6)      MANY, teachers feel there is way to much pressure and stress with all this AYP ( Annual Yearly Progress).  If more pressure is going to be put on teachers, should they not get reimbursed for their stress, grief and aggravation?

Teachers are not held directly accountable for their students’ achievement. It’s nigh-impossible to dismiss a poor teacher in Chicago. The good teachers feel this stress because they are good teachers, but they are insulted by the poor teachers who do not feel this pressure and still receive the same paychecks.

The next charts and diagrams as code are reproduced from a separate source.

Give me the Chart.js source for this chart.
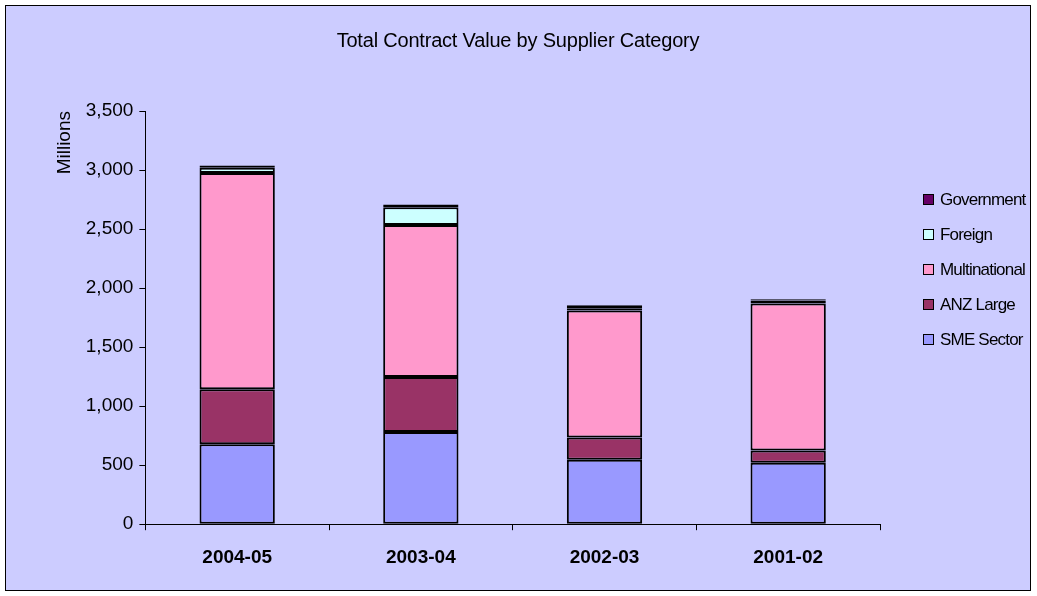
<!DOCTYPE html>
<html>
<head>
<meta charset="utf-8">
<script src="https://cdn.jsdelivr.net/npm/chart.js@4"></script>
<style>
  body { margin: 0; background: #fff; font-family: "Liberation Sans", Arial, sans-serif; }
  #frame { position: absolute; left: 5px; top: 5px; width: 1024px; height: 584px;
           border: 1px solid #000; background: #ccccff; }
  #wrap { position: absolute; left: 0; top: 0; width: 1024px; height: 584px; }
  #title { position: absolute; left: 0; top: 23px; width: 1024px; text-align: center; font-size: 20px; letter-spacing: -0.2px; }
  #legend { position: absolute; left: 917px; top: 176px; font-size: 17px; letter-spacing: -0.8px; }
  #legend div { height: 35px; display: flex; align-items: center; }
  #legend span.box { display: inline-block; width: 9px; height: 9px; border: 1px solid #000; margin-right: 6px; }
</style>
</head>
<body>
<div id="frame">
  <div id="wrap"><canvas id="chart"></canvas></div>
  <div id="title">Total Contract Value by Supplier Category</div>
  <div id="legend"></div>
</div>
<script>
const years = ['2004-05', '2003-04', '2002-03', '2001-02'];
const sme = [678, 780, 545, 520];
const anzLarge = [466, 466, 190, 105];
const multinational = [1830, 1288, 1075, 1245];
const foreign = [45, 150, 20, 25];
const government = [20, 25, 25, 10];

const seriesNames = ['SME Sector', 'ANZ Large', 'Multinational', 'Foreign', 'Government'];
const seriesColors = ['#9999ff', '#993366', '#ff99cc', '#ccffff', '#660066'];
const seriesValues = [sme, anzLarge, multinational, foreign, government];

const datasets = seriesNames.map((name, i) => ({
  label: name,
  data: seriesValues[i],
  backgroundColor: seriesColors[i],
  borderColor: '#000',
  borderWidth: 2,
  borderSkipped: false,
  categoryPercentage: 0.82,
  barPercentage: 0.5
}));

// legend (reversed, like the original)
const legendEl = document.getElementById('legend');
for (let i = seriesNames.length - 1; i >= 0; i--) {
  const row = document.createElement('div');
  row.innerHTML = `<span class="box" style="background:${seriesColors[i]}"></span>${seriesNames[i]}`;
  legendEl.appendChild(row);
}

Chart.defaults.font.family = '"Liberation Sans", Arial, sans-serif';
Chart.defaults.color = '#000';

new Chart(document.getElementById('chart'), {
  type: 'bar',
  data: { labels: years, datasets: datasets },
  options: {
    responsive: true,
    maintainAspectRatio: false,
    animation: false,
    layout: { padding: { left: 43, right: 150, top: 105, bottom: 5 } },
    plugins: {
      legend: { display: false },
      tooltip: { enabled: false }
    },
    scales: {
      x: {
        stacked: true,
        grid: { display: true, drawOnChartArea: false, offset: true, color: '#000', tickLength: 6 },
        border: { color: '#000', width: 1 },
        ticks: { font: { size: 19, weight: 'bold' }, padding: 16 }
      },
      y: {
        stacked: true,
        min: 0,
        max: 3500,
        ticks: { stepSize: 500, font: { size: 19 }, padding: 6 },
        grid: { display: true, drawOnChartArea: false, color: '#000', tickLength: 6 },
        border: { color: '#000', width: 1 },
        title: { display: true, text: 'Millions', align: 'end', font: { size: 19 }, padding: { bottom: 4 } }
      }
    }
  }
});
</script>
</body>
</html>
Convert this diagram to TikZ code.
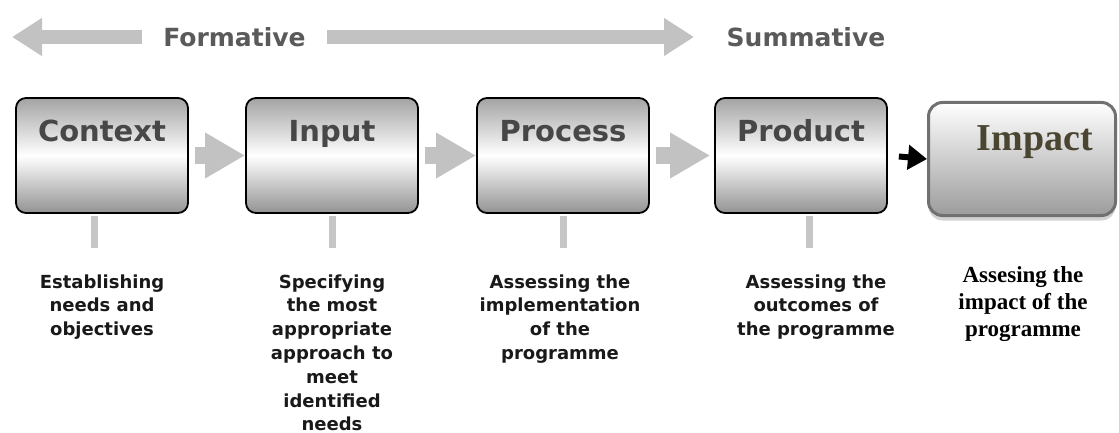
\documentclass[tikz,border=0pt]{standalone}
\usepackage{fontspec}
\setmainfont{DejaVu Sans}
\newfontfamily\timesfont{Liberation Serif}
\usepackage{tikz}
\usetikzlibrary{arrows.meta}
\usetikzlibrary{positioning}
\usetikzlibrary{shadows}
\definecolor{ribbongray}{HTML}{C2C2C2}
\definecolor{titlegray}{HTML}{474747}
\definecolor{phasegray}{HTML}{5A5A5A}
\definecolor{impactolive}{HTML}{4A4531}
\definecolor{impactrim}{HTML}{707070}
\tikzset{stage/.style = {draw = black, line width = 1.8pt, rounded corners = 10pt,
                         minimum width = 172pt, inner sep = 0pt,
                         text height = 44pt, text depth = 71pt,
                         top color = gray!72, bottom color = gray!85, middle color = white,
                         text = titlegray, font = \bfseries\fontsize{29}{30}\selectfont}}
\tikzset{impactbox/.style = {draw = impactrim, line width = 3pt, rounded corners = 14pt,
                             minimum width = 187pt, minimum height = 113pt,
                             top color = white, bottom color = gray!78,
                             drop shadow = {shadow xshift = 0pt, shadow yshift = -5pt,
                                            fill = gray!35, opacity = 1}}}
\tikzset{phase/.style = {inner xsep = 21pt, inner ysep = 0pt, text = phasegray,
                         font = \bfseries\fontsize{25}{26}\selectfont}}
\tikzset{ribbon/.style = {draw = ribbongray, line width = 14pt,
                          -{Triangle[length = 30pt, width = 36pt]}}}
\tikzset{flow/.style = {draw = ribbongray, line width = 16pt, shorten <= 6pt,
                        -{Triangle[length = 40pt, width = 43pt]}}}
\tikzset{link/.style = {draw = black, line width = 6pt, shorten <= 11pt,
                        -{Triangle[length = 19pt, width = 24pt]}}}
\tikzset{stem/.style = {draw = gray!45, line width = 7pt, shorten <= 2pt}}
\tikzset{note/.style = {align = center, inner sep = 0pt, anchor = base, text = black!90,
                        font = \bfseries\fontsize{18}{23.8}\selectfont}}
\tikzset{impactnote/.style = {align = center, inner sep = 0pt, anchor = base, text = black,
                              font = \timesfont\bfseries\fontsize{23}{27}\selectfont}}

\begin{document}
\begin{tikzpicture}[x = 1pt, y = -1pt]
        \useasboundingbox (0, 0) rectangle (1119, 433);

        % formative / summative ribbon
        \node [phase] (formative) at (234.5, 37) {Formative};
        \node [phase] (summative) at (806, 37) {Summative};
        \coordinate (lefttip) at (12, 37);
        \coordinate (righttip) at (694, 37);
        \draw [ribbon] (formative.west) -- (lefttip);
        \draw [ribbon] (formative.east) -- (righttip);

        % the four stages and impact
        \node [stage] (context) at (102, 155.5) {Context};
        \node [stage] (input) at (332, 155.5) {Input};
        \node [stage] (process) at (563, 155.5) {Process};
        \node [stage] (product) at (801, 155.5) {Product};
        \node [impactbox] (impact) at (1022, 159) {};
        \node [anchor = base, text = impactolive, font = \timesfont\bfseries\fontsize{38}{40}\selectfont]
              (impacttitle) at (1035, 150) {Impact};

        \draw [flow] (context.east) -- (input.west);
        \draw [flow] (input.east) -- (process.west);
        \draw [flow, shorten >= 4pt] (process.east) -- (product.west);
        \draw [link] (product.east) -- (impact.west);

        % stems down to the notes
        \coordinate (contextfoot) at (94, 248);
        \coordinate (inputfoot) at (332, 248);
        \coordinate (processfoot) at (563, 248);
        \coordinate (productfoot) at (809, 248);
        \draw [stem] (context.south -| contextfoot) -- (contextfoot);
        \draw [stem] (input.south -| inputfoot) -- (inputfoot);
        \draw [stem] (process.south -| processfoot) -- (processfoot);
        \draw [stem] (product.south -| productfoot) -- (productfoot);

        % notes (base = last line)
        \node [note] (contextnote) at (102, 335.6) {Establishing\\needs and\\objectives};
        \node [note] (inputnote) at (332, 430.8) {Specifying\\the most\\appropriate\\approach to\\meet\\identified\\needs};
        \node [note] (processnote) at (560, 359.4) {Assessing the\\implementation\\of the\\programme};
        \node [note] (productnote) at (816, 335.6) {Assessing the\\outcomes of\\the programme};
        \node [impactnote] (impactnote) at (1023, 336) {Assesing the\\impact of the\\programme};
\end{tikzpicture}
\end{document}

7)      I do not think ANYONE really wants to strike- but it seems that the expectations for teachers are ever increasing, and if they can’t get class sizes down…. And if they won’t or can’t remove violent, aggressive, assaultive and disruptive kids from the classrooms- what’s a union to do?

The average class size in Chicago is 16 students per teacher, according to the National Center for Education Statistics. That’s extremely low. Most teachers would love classes that small. You’re right teachers are expected to do a lot, but they can’t be fired for doing nothing right now so those expectations matter little. Teachers and schools should be given far more disciplinary options and freedom to expel dangerous students who don’t care to learn. The lack of such options is largely the federal government’s fault (by regulation, edict, and oversight) and a refusal by local parents and communities to train their own children and demand respect in school.

8)      Further, there always seem to be continual changes as to what teachers are expected and required to do…..If a union is supposed to represent their membership- and there is no compromise or negotiation- what’s a union to do?

Disband. Individual teachers should be able to bargain directly according to their individual talents and track record.

9)      What have I neglected to ask?

About what are the best school arrangements for the children. Frankly, teachers are adults. They can and should manage themselves. What’s best for the kids should be the prime concern in this situation, and it’s one parents are best suited to judge–not the school district, not politicians, and not the union.